The Mowitch occurrence is located along St Clair Creek, 300 metres south of its confluence with Carpenter Creek. New Denver, British Columbia lies 3 kilometres to the west.
The Mowitch occurrence was found on the former Mowitch group, consisting of the Mowitch (Lot 4558), St. Clair (Lot 4559), Rose Marie (Lot 4003), Home Run, Grand Stand and Ronald Fraction claims. Work on this occurrence has been intermittent over many years. Workings consisted of four adits and explore two vein-lodes crosscutting Slocan Group metasediments. The lower lode is referred to as the Mowitch, and the upper lode as the Rosemarie (082FNW237). The Mowitch lode was explored by two adits 34 vertical metres apart, and a shaft sunk from the upper adit at 23 metres from the portal.
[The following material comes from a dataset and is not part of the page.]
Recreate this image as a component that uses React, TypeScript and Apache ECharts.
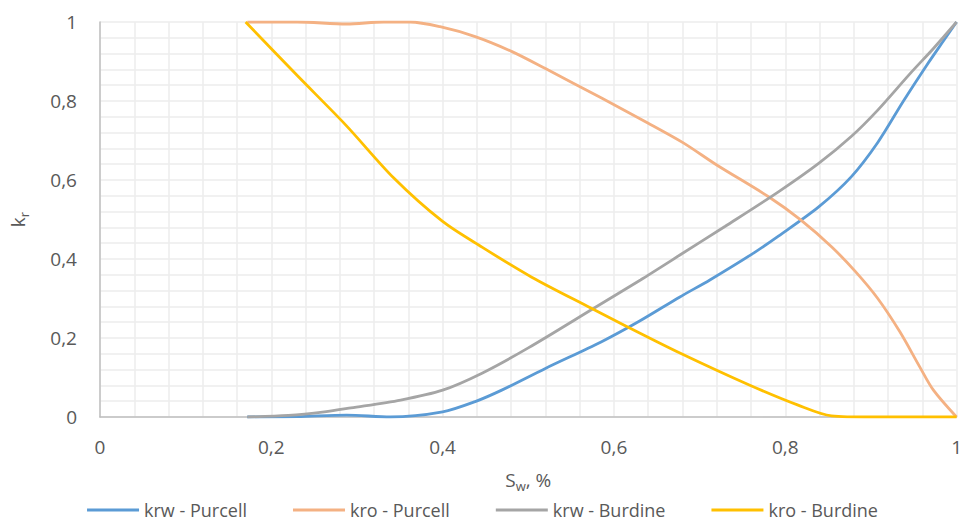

The Mowitch occurrence is underlain by quartzite, limestone and interbedded argillite, predominantly massive. These strata strike northwest, dip steeply to the northeast and are intruded by feldspar porphyry dikes.
The Mowitch vein-lode has a strike of 040 degrees and dips northeast. The vein-lode conforms closely to the bedding of enclosing blocky, massive pyritized argillite. The lode is a well defined quartz-siderite filled fissure, varying from a few to 30 centimetres wide. Mineralization consists of disseminated tetrahedrite and lesser galena.
Ore has been stoped for most of the length of the upper adit and over 73 metres from the lower adit. Production figures recorded for the Mowitch occurrence indicate 83 tonnes ore mined, producing 316,161 grams of silver and 870 grams of gold intermittently over the 23 year period from 1902 to 1925.